Begin Collected data

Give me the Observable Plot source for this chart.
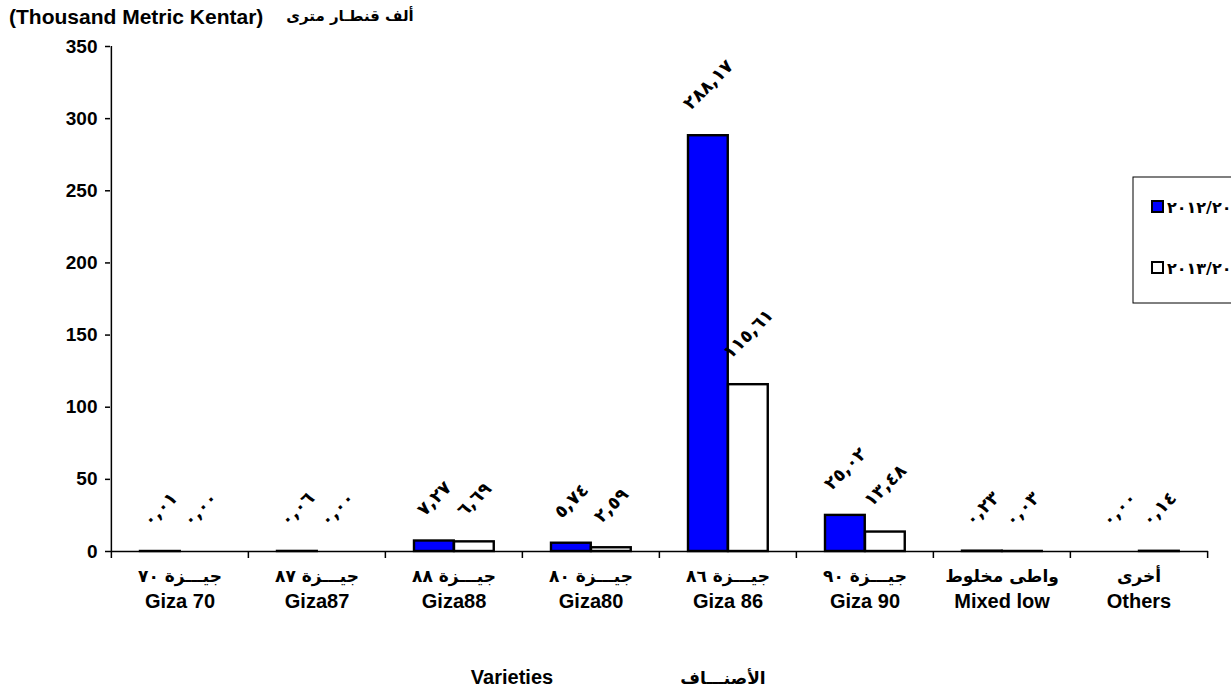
<!DOCTYPE html>
<html>
<head>
<meta charset="utf-8">
<script src="https://cdn.jsdelivr.net/npm/d3@7"></script>
<script src="https://cdn.jsdelivr.net/npm/@observablehq/plot@0.6"></script>
<style>
  html, body { margin: 0; padding: 0; background: #fff; }
  #chart svg { display: block; }
</style>
</head>
<body>
<div id="chart"></div>
<script>
// ---- data ----
const categories = ["Giza 70", "Giza87", "Giza88", "Giza80", "Giza 86", "Giza 90", "Mixed low", "Others"];
const arabicCategories = ["جيـــزة ٧٠", "جيـــزة ٨٧", "جيـــزة ٨٨", "جيـــزة ٨٠", "جيـــزة ٨٦", "جيـــزة ٩٠", "واطى مخلوط", "أخرى"];
const season1 = [0.01, 0.06, 7.27, 5.74, 288.17, 25.02, 0.23, 0.00];
const season2 = [0.00, 0.00, 6.69, 2.59, 115.61, 13.48, 0.03, 0.14];
const seasonNames = ["٢٠١٢/٢٠١٣", "٢٠١٣/٢٠١٤"];
const seasonColors = ["#0000ff", "#ffffff"];
const yTicks = [0, 50, 100, 150, 200, 250, 300, 350];
const yTitleEn = "(Thousand Metric Kentar)";
const yTitleAr = "ألف قنطـار مترى";
const xTitleEn = "Varieties";
const xTitleAr = "الأصنـــاف";

// ---- helpers ----
const arDigits = "٠١٢٣٤٥٦٧٨٩";
const toArabic = (s) => String(s).replace(/\d/g, (d) => arDigits[+d]);
const fmt = (v) => toArabic(v.toFixed(2).replace(".", ","));

const data1 = categories.map((c, i) => ({cat: c, v: season1[i]}));
const data2 = categories.map((c, i) => ({cat: c, v: season2[i]}));
const catRows = categories.map((c, i) => ({cat: c, ar: arabicCategories[i]}));

const W = 1231, H = 688;
const mL = 110, mR = 23, mT = 46, mB = 137;
const step = (W - mL - mR) / categories.length;
const barW = 40, lead = 29;
const font = "Liberation Sans, Arial, DejaVu Sans, sans-serif";
const arFont = "DejaVu Sans, sans-serif";

// rotated value labels: centred over the bar, lifted so that the lower end sits above the bar top
function valueLabels(data, dx) {
  const lengths = [4, 5, 6];
  return lengths.map((n) => Plot.text(data.filter((d) => fmt(d.v).length === n), {
    x: "cat", y: "v", text: (d) => fmt(d.v), rotate: -45,
    dx, dy: -(25 + 4.3 * n),
    fontSize: 18, fontWeight: "bold", fontFamily: arFont
  }));
}

const chart = Plot.plot({
  width: W, height: H,
  marginLeft: mL, marginRight: mR, marginTop: mT, marginBottom: mB,
  style: {fontFamily: font, fontWeight: "bold", background: "#fff", color: "#000", overflow: "visible"},
  x: {type: "band", domain: categories, padding: 0, axis: null},
  y: {domain: [0, 350], axis: null},
  marks: [
    // bars
    Plot.barY(data1, {x: "cat", y: "v", fill: seasonColors[0], stroke: "#000", strokeWidth: 2.4,
      insetLeft: lead, insetRight: step - lead - barW}),
    Plot.barY(data2, {x: "cat", y: "v", fill: seasonColors[1], stroke: "#000", strokeWidth: 2.4,
      insetLeft: lead + barW, insetRight: step - lead - 2 * barW}),
    // axis lines
    Plot.ruleY([0], {stroke: "#000", strokeWidth: 1.5}),
    Plot.ruleX([categories[0]], {dx: -step / 2, y1: 0, y2: 350, stroke: "#000", strokeWidth: 1.5}),
    // x ticks at category boundaries
    Plot.ruleX(categories, {x: (d) => d, dx: -step / 2, y1: 0, y2: 0, insetBottom: -7, stroke: "#000", strokeWidth: 1.5}),
    Plot.ruleX([categories[categories.length - 1]], {x: (d) => d, dx: step / 2, y1: 0, y2: 0, insetBottom: -7, stroke: "#000", strokeWidth: 1.5}),
    // y axis ticks and labels
    Plot.axisY({ticks: yTicks, tickSize: 5, tickPadding: 8, fontSize: 19, fontWeight: "bold", label: null, stroke: "#000", strokeWidth: 1.5}),
    // value labels
    ...valueLabels(data1, lead + barW / 2 - step / 2),
    ...valueLabels(data2, lead + barW * 1.5 - step / 2),
    // category labels
    Plot.text(catRows, {x: "cat", text: "ar", frameAnchor: "bottom", dy: 30, fontSize: 17, fontWeight: "bold",
      fontFamily: arFont}),
    Plot.text(catRows, {x: "cat", text: "cat", frameAnchor: "bottom", dy: 56, fontSize: 20, fontWeight: "bold"})
  ]
});

const svg = d3.select(chart);
// axis titles
svg.append("text").attr("x", 9).attr("y", 24).attr("text-anchor", "start").attr("font-size", 21)
  .attr("font-weight", "bold").attr("font-family", font).text(yTitleEn);
svg.append("text").attr("x", 350).attr("y", 21).attr("text-anchor", "middle").attr("font-size", 15)
  .attr("font-weight", "bold").attr("font-family", arFont).text(yTitleAr);
svg.append("text").attr("x", 512).attr("y", 684).attr("text-anchor", "middle").attr("font-size", 20)
  .attr("font-weight", "bold").attr("font-family", font).text(xTitleEn);
svg.append("text").attr("x", 723).attr("y", 684).attr("text-anchor", "middle").attr("font-size", 17)
  .attr("font-weight", "bold").attr("font-family", arFont).text(xTitleAr);

// legend (box runs past the right edge, as in the reference)
const lg = svg.append("g");
lg.append("rect").attr("x", 1133).attr("y", 177).attr("width", 130).attr("height", 126)
  .attr("fill", "#fff").attr("stroke", "#000").attr("stroke-width", 1);
seasonNames.forEach((name, i) => {
  const yy = 207 + i * 61;
  lg.append("rect").attr("x", 1152).attr("y", yy - 6).attr("width", 11).attr("height", 11)
    .attr("fill", seasonColors[i]).attr("stroke", "#000").attr("stroke-width", 2);
  lg.append("text").attr("x", 1167).attr("y", yy + 6).attr("text-anchor", "start").attr("font-size", 16)
    .attr("font-weight", "bold").attr("font-family", arFont).text(name);
});
svg.style("overflow", "hidden");

document.getElementById("chart").appendChild(chart);
</script>
</body>
</html>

End Collected data

__Directive__
Are you able to set down all the lines above exactly, without any pictures?

__Correct result__
Give me the Observable Plot source for this chart.
<!DOCTYPE html>
<html>
<head>
<meta charset="utf-8">
<script src="https://cdn.jsdelivr.net/npm/d3@7"></script>
<script src="https://cdn.jsdelivr.net/npm/@observablehq/plot@0.6"></script>
<style>
  html, body { margin: 0; padding: 0; background: #fff; }
  #chart svg { display: block; }
</style>
</head>
<body>
<div id="chart"></div>
<script>
// ---- data ----
const categories = ["Giza 70", "Giza87", "Giza88", "Giza80", "Giza 86", "Giza 90", "Mixed low", "Others"];
const arabicCategories = ["جيـــزة ٧٠", "جيـــزة ٨٧", "جيـــزة ٨٨", "جيـــزة ٨٠", "جيـــزة ٨٦", "جيـــزة ٩٠", "واطى مخلوط", "أخرى"];
const season1 = [0.01, 0.06, 7.27, 5.74, 288.17, 25.02, 0.23, 0.00];
const season2 = [0.00, 0.00, 6.69, 2.59, 115.61, 13.48, 0.03, 0.14];
const seasonNames = ["٢٠١٢/٢٠١٣", "٢٠١٣/٢٠١٤"];
const seasonColors = ["#0000ff", "#ffffff"];
const yTicks = [0, 50, 100, 150, 200, 250, 300, 350];
const yTitleEn = "(Thousand Metric Kentar)";
const yTitleAr = "ألف قنطـار مترى";
const xTitleEn = "Varieties";
const xTitleAr = "الأصنـــاف";

// ---- helpers ----
const arDigits = "٠١٢٣٤٥٦٧٨٩";
const toArabic = (s) => String(s).replace(/\d/g, (d) => arDigits[+d]);
const fmt = (v) => toArabic(v.toFixed(2).replace(".", ","));

const data1 = categories.map((c, i) => ({cat: c, v: season1[i]}));
const data2 = categories.map((c, i) => ({cat: c, v: season2[i]}));
const catRows = categories.map((c, i) => ({cat: c, ar: arabicCategories[i]}));

const W = 1231, H = 688;
const mL = 110, mR = 23, mT = 46, mB = 137;
const step = (W - mL - mR) / categories.length;
const barW = 40, lead = 29;
const font = "Liberation Sans, Arial, DejaVu Sans, sans-serif";
const arFont = "DejaVu Sans, sans-serif";

// rotated value labels: centred over the bar, lifted so that the lower end sits above the bar top
function valueLabels(data, dx) {
  const lengths = [4, 5, 6];
  return lengths.map((n) => Plot.text(data.filter((d) => fmt(d.v).length === n), {
    x: "cat", y: "v", text: (d) => fmt(d.v), rotate: -45,
    dx, dy: -(25 + 4.3 * n),
    fontSize: 18, fontWeight: "bold", fontFamily: arFont
  }));
}

const chart = Plot.plot({
  width: W, height: H,
  marginLeft: mL, marginRight: mR, marginTop: mT, marginBottom: mB,
  style: {fontFamily: font, fontWeight: "bold", background: "#fff", color: "#000", overflow: "visible"},
  x: {type: "band", domain: categories, padding: 0, axis: null},
  y: {domain: [0, 350], axis: null},
  marks: [
    // bars
    Plot.barY(data1, {x: "cat", y: "v", fill: seasonColors[0], stroke: "#000", strokeWidth: 2.4,
      insetLeft: lead, insetRight: step - lead - barW}),
    Plot.barY(data2, {x: "cat", y: "v", fill: seasonColors[1], stroke: "#000", strokeWidth: 2.4,
      insetLeft: lead + barW, insetRight: step - lead - 2 * barW}),
    // axis lines
    Plot.ruleY([0], {stroke: "#000", strokeWidth: 1.5}),
    Plot.ruleX([categories[0]], {dx: -step / 2, y1: 0, y2: 350, stroke: "#000", strokeWidth: 1.5}),
    // x ticks at category boundaries
    Plot.ruleX(categories, {x: (d) => d, dx: -step / 2, y1: 0, y2: 0, insetBottom: -7, stroke: "#000", strokeWidth: 1.5}),
    Plot.ruleX([categories[categories.length - 1]], {x: (d) => d, dx: step / 2, y1: 0, y2: 0, insetBottom: -7, stroke: "#000", strokeWidth: 1.5}),
    // y axis ticks and labels
    Plot.axisY({ticks: yTicks, tickSize: 5, tickPadding: 8, fontSize: 19, fontWeight: "bold", label: null, stroke: "#000", strokeWidth: 1.5}),
    // value labels
    ...valueLabels(data1, lead + barW / 2 - step / 2),
    ...valueLabels(data2, lead + barW * 1.5 - step / 2),
    // category labels
    Plot.text(catRows, {x: "cat", text: "ar", frameAnchor: "bottom", dy: 30, fontSize: 17, fontWeight: "bold",
      fontFamily: arFont}),
    Plot.text(catRows, {x: "cat", text: "cat", frameAnchor: "bottom", dy: 56, fontSize: 20, fontWeight: "bold"})
  ]
});

const svg = d3.select(chart);
// axis titles
svg.append("text").attr("x", 9).attr("y", 24).attr("text-anchor", "start").attr("font-size", 21)
  .attr("font-weight", "bold").attr("font-family", font).text(yTitleEn);
svg.append("text").attr("x", 350).attr("y", 21).attr("text-anchor", "middle").attr("font-size", 15)
  .attr("font-weight", "bold").attr("font-family", arFont).text(yTitleAr);
svg.append("text").attr("x", 512).attr("y", 684).attr("text-anchor", "middle").attr("font-size", 20)
  .attr("font-weight", "bold").attr("font-family", font).text(xTitleEn);
svg.append("text").attr("x", 723).attr("y", 684).attr("text-anchor", "middle").attr("font-size", 17)
  .attr("font-weight", "bold").attr("font-family", arFont).text(xTitleAr);

// legend (box runs past the right edge, as in the reference)
const lg = svg.append("g");
lg.append("rect").attr("x", 1133).attr("y", 177).attr("width", 130).attr("height", 126)
  .attr("fill", "#fff").attr("stroke", "#000").attr("stroke-width", 1);
seasonNames.forEach((name, i) => {
  const yy = 207 + i * 61;
  lg.append("rect").attr("x", 1152).attr("y", yy - 6).attr("width", 11).attr("height", 11)
    .attr("fill", seasonColors[i]).attr("stroke", "#000").attr("stroke-width", 2);
  lg.append("text").attr("x", 1167).attr("y", yy + 6).attr("text-anchor", "start").attr("font-size", 16)
    .attr("font-weight", "bold").attr("font-family", arFont).text(name);
});
svg.style("overflow", "hidden");

document.getElementById("chart").appendChild(chart);
</script>
</body>
</html>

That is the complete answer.